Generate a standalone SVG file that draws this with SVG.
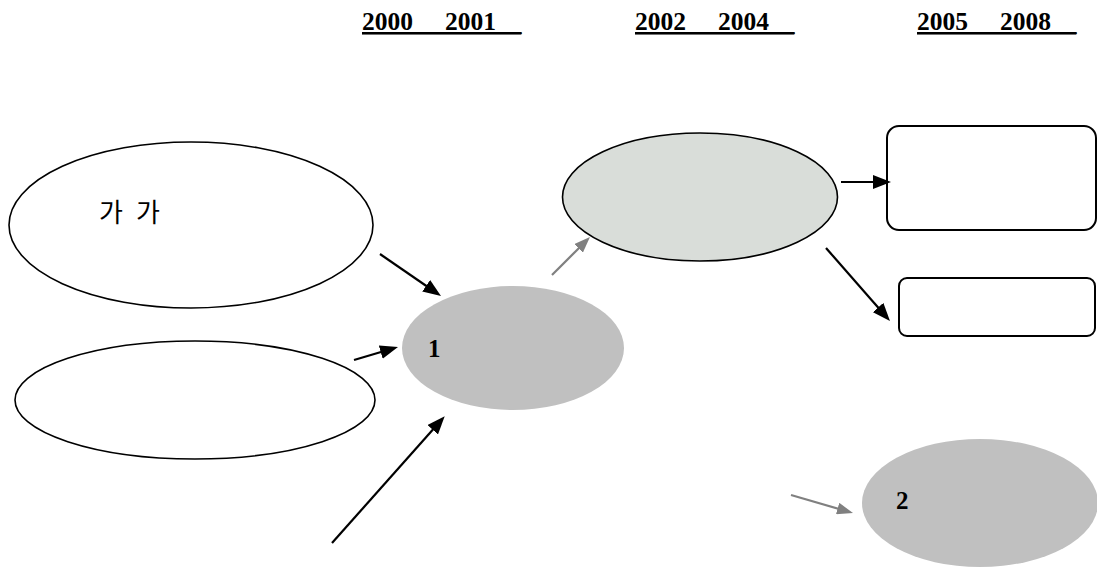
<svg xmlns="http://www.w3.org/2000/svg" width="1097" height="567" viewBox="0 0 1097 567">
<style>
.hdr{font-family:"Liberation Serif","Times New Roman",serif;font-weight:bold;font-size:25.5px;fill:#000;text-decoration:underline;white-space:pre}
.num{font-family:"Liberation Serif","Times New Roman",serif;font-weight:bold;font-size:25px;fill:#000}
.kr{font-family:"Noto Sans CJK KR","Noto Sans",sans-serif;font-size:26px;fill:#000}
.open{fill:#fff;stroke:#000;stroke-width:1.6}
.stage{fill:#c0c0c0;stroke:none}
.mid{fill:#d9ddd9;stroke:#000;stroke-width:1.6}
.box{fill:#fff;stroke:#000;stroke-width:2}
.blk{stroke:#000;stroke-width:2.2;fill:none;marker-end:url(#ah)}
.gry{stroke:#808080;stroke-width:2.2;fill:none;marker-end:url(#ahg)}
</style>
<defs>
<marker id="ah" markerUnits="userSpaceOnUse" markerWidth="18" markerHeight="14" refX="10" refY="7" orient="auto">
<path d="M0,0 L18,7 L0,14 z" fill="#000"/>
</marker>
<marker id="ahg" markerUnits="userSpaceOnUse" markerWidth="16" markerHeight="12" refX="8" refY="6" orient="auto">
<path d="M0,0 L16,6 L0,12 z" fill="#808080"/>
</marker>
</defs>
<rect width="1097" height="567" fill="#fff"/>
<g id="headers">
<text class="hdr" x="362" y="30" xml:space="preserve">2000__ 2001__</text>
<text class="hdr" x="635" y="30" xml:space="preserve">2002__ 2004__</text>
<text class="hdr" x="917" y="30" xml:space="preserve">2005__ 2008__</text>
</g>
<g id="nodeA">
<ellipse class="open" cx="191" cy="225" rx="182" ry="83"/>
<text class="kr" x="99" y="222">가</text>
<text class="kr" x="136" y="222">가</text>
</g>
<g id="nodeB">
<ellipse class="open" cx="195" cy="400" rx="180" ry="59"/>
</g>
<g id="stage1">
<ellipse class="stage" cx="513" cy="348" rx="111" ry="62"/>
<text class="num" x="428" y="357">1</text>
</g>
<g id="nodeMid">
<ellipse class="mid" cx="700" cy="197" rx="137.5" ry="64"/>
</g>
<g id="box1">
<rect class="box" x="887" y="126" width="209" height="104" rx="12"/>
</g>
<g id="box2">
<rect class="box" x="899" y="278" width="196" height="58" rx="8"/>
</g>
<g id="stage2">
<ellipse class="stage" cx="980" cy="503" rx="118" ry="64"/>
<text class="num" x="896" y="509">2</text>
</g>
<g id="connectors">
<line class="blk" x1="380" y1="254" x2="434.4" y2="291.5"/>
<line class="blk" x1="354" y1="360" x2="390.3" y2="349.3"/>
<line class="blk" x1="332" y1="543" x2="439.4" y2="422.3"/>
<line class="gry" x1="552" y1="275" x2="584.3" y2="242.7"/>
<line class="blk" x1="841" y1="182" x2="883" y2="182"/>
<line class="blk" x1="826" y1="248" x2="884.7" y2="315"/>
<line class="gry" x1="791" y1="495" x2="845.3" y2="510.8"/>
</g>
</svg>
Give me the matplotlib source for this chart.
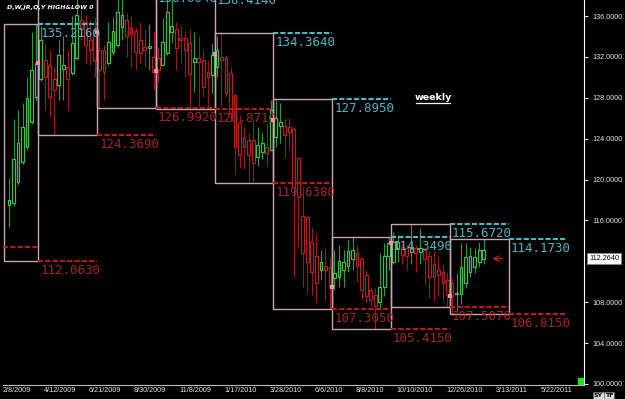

---

:: What to produce ::
Gather each line in the data that holds the string "this".

:: Exercise answer ::
Generate a standalone SVG file that draws this with SVG.
Give me the matplotlib source for this chart.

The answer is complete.